INPUT DATA:

+ + + +

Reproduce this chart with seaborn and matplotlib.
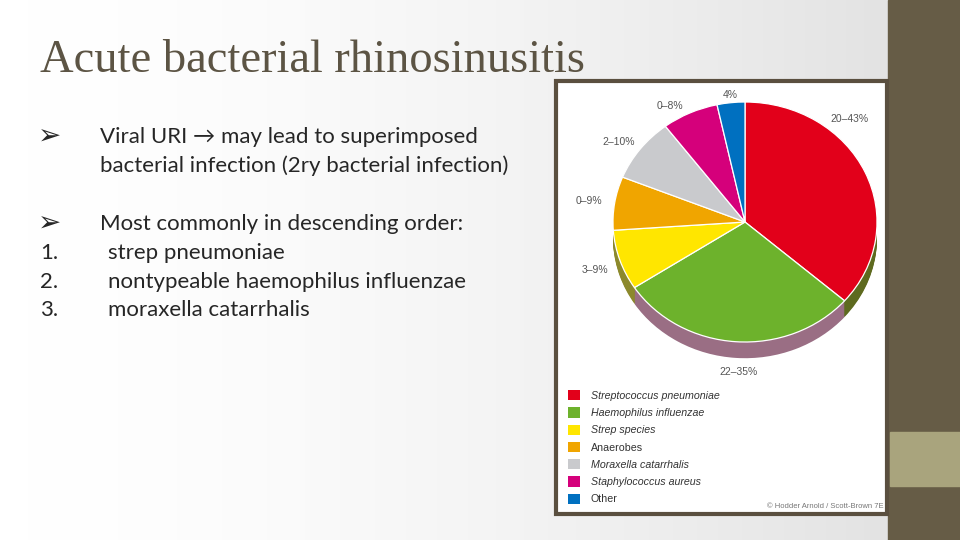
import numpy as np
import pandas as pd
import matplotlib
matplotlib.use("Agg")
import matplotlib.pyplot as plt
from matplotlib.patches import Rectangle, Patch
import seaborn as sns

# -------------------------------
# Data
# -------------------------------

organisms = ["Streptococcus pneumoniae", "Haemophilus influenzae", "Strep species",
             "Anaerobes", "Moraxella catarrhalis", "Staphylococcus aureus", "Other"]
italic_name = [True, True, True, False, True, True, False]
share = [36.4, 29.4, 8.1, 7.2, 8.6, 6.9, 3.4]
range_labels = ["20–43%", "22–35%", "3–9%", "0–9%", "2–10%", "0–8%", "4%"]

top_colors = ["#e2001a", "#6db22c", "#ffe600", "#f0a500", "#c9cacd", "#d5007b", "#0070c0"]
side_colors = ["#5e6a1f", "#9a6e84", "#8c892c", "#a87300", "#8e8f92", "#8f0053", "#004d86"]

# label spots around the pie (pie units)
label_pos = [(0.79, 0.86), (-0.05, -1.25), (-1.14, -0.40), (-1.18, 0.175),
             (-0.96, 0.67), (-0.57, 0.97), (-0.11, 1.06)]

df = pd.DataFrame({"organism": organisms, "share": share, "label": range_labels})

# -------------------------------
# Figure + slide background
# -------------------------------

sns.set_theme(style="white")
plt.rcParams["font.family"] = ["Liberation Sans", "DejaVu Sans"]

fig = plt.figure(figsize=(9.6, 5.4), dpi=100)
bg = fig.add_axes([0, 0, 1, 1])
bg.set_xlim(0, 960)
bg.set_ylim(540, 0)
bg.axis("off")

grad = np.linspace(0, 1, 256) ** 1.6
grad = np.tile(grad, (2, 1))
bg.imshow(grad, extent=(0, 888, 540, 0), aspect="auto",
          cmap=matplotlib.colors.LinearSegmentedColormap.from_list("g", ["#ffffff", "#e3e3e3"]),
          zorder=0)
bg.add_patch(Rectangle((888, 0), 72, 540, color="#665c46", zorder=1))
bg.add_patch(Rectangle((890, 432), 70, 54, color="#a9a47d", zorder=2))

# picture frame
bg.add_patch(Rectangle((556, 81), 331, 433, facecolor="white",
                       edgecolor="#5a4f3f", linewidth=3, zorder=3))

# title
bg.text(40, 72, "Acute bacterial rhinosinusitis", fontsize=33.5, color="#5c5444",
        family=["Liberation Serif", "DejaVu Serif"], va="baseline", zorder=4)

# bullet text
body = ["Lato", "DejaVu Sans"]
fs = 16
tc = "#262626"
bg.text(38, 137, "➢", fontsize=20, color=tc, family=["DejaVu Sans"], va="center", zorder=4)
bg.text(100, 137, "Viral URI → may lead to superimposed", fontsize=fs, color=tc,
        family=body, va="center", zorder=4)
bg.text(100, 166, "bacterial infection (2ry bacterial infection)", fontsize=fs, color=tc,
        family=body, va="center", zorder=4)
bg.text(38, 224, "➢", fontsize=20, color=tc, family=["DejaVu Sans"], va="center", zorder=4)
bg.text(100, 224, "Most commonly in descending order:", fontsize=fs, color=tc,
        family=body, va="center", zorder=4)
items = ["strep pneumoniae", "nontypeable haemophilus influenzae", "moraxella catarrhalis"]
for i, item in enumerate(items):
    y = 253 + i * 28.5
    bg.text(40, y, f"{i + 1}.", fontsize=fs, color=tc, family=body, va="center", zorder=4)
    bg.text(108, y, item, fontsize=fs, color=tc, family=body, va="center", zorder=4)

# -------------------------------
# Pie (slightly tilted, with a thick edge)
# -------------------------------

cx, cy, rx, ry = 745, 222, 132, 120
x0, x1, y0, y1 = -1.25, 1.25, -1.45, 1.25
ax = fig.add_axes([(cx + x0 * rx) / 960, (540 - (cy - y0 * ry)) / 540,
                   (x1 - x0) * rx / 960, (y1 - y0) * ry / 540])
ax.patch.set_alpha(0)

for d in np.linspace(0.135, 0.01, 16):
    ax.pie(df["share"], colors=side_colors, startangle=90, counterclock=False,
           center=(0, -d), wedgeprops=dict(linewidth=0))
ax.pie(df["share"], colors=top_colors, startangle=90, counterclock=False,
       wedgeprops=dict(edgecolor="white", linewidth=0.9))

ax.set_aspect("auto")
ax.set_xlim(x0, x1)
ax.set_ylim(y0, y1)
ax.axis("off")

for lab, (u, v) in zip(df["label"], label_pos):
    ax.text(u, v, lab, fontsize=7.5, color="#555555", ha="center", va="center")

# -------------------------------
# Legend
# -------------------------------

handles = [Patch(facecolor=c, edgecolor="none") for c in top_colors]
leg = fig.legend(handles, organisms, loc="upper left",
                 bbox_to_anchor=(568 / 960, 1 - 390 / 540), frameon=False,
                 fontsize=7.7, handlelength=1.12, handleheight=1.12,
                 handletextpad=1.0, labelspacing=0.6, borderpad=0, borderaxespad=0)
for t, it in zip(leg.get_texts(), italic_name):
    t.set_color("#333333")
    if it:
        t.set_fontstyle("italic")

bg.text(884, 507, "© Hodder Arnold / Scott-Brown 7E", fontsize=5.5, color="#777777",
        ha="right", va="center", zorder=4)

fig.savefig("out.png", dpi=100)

+ + + +

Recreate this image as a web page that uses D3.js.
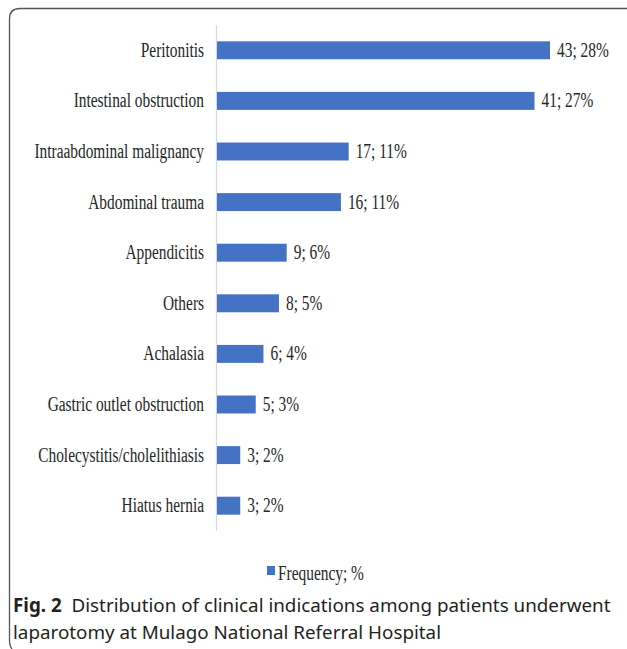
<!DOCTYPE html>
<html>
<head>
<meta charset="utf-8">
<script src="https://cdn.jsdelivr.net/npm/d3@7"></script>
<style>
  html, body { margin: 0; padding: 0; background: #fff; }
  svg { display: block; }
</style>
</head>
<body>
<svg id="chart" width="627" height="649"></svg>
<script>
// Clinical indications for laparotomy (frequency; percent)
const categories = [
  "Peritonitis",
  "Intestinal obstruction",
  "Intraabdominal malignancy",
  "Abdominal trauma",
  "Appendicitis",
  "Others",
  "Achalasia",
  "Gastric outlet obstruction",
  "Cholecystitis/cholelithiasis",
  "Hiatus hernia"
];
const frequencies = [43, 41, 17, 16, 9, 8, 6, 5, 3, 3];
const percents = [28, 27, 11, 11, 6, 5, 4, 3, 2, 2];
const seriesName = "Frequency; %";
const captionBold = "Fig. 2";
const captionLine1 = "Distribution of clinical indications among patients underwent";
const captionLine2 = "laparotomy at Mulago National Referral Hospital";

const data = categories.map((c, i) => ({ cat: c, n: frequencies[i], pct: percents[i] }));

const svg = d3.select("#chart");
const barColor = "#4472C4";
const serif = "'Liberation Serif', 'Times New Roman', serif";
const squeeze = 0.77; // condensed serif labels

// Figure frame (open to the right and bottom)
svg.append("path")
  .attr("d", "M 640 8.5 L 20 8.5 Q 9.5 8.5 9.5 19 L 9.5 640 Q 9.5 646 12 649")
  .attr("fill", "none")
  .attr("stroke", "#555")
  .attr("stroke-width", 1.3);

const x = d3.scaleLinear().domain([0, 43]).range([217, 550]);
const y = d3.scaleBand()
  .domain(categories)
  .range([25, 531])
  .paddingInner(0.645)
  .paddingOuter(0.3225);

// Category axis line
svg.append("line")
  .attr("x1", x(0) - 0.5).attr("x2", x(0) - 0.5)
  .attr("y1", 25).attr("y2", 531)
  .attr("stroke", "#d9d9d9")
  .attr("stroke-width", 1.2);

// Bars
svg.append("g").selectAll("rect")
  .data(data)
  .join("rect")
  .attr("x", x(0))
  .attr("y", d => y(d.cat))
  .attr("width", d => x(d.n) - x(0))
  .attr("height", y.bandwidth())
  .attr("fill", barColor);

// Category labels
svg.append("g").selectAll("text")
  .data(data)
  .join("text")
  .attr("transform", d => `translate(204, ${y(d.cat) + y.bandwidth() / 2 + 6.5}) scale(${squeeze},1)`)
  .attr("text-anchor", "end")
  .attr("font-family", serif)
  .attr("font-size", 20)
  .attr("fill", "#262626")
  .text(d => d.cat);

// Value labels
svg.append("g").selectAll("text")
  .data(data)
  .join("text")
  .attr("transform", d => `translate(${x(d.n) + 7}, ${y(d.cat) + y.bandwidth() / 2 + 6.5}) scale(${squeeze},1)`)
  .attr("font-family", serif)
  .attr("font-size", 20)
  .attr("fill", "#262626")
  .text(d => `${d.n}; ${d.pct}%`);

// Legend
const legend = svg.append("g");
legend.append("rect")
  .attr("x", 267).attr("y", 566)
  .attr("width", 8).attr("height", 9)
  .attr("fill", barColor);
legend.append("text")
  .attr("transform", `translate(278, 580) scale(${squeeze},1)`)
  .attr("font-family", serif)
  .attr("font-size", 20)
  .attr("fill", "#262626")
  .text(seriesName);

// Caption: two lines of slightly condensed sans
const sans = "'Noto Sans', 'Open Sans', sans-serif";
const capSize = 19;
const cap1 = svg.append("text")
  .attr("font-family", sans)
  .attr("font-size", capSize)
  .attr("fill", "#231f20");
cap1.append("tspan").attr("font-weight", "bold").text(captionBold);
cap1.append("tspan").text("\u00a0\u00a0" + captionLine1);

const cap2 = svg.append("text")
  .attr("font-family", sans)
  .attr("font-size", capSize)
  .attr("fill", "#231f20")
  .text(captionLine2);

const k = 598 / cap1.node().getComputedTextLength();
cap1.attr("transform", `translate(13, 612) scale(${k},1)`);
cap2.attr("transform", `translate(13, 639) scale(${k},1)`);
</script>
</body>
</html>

+ + + +

WHAT YOU HAVE TO DO: Reproduce the lines above starting at the one with "Reproduce this chart" and ending at the one with "(-0.96, 0.67), (-0.57, 0.97), (-0.11, 1.06)]", both included, exactly and with no pictures.

THE COMPLETED TASK:
Reproduce this chart with seaborn and matplotlib.
import numpy as np
import pandas as pd
import matplotlib
matplotlib.use("Agg")
import matplotlib.pyplot as plt
from matplotlib.patches import Rectangle, Patch
import seaborn as sns

# -------------------------------
# Data
# -------------------------------

organisms = ["Streptococcus pneumoniae", "Haemophilus influenzae", "Strep species",
             "Anaerobes", "Moraxella catarrhalis", "Staphylococcus aureus", "Other"]
italic_name = [True, True, True, False, True, True, False]
share = [36.4, 29.4, 8.1, 7.2, 8.6, 6.9, 3.4]
range_labels = ["20–43%", "22–35%", "3–9%", "0–9%", "2–10%", "0–8%", "4%"]

top_colors = ["#e2001a", "#6db22c", "#ffe600", "#f0a500", "#c9cacd", "#d5007b", "#0070c0"]
side_colors = ["#5e6a1f", "#9a6e84", "#8c892c", "#a87300", "#8e8f92", "#8f0053", "#004d86"]

# label spots around the pie (pie units)
label_pos = [(0.79, 0.86), (-0.05, -1.25), (-1.14, -0.40), (-1.18, 0.175),
             (-0.96, 0.67), (-0.57, 0.97), (-0.11, 1.06)]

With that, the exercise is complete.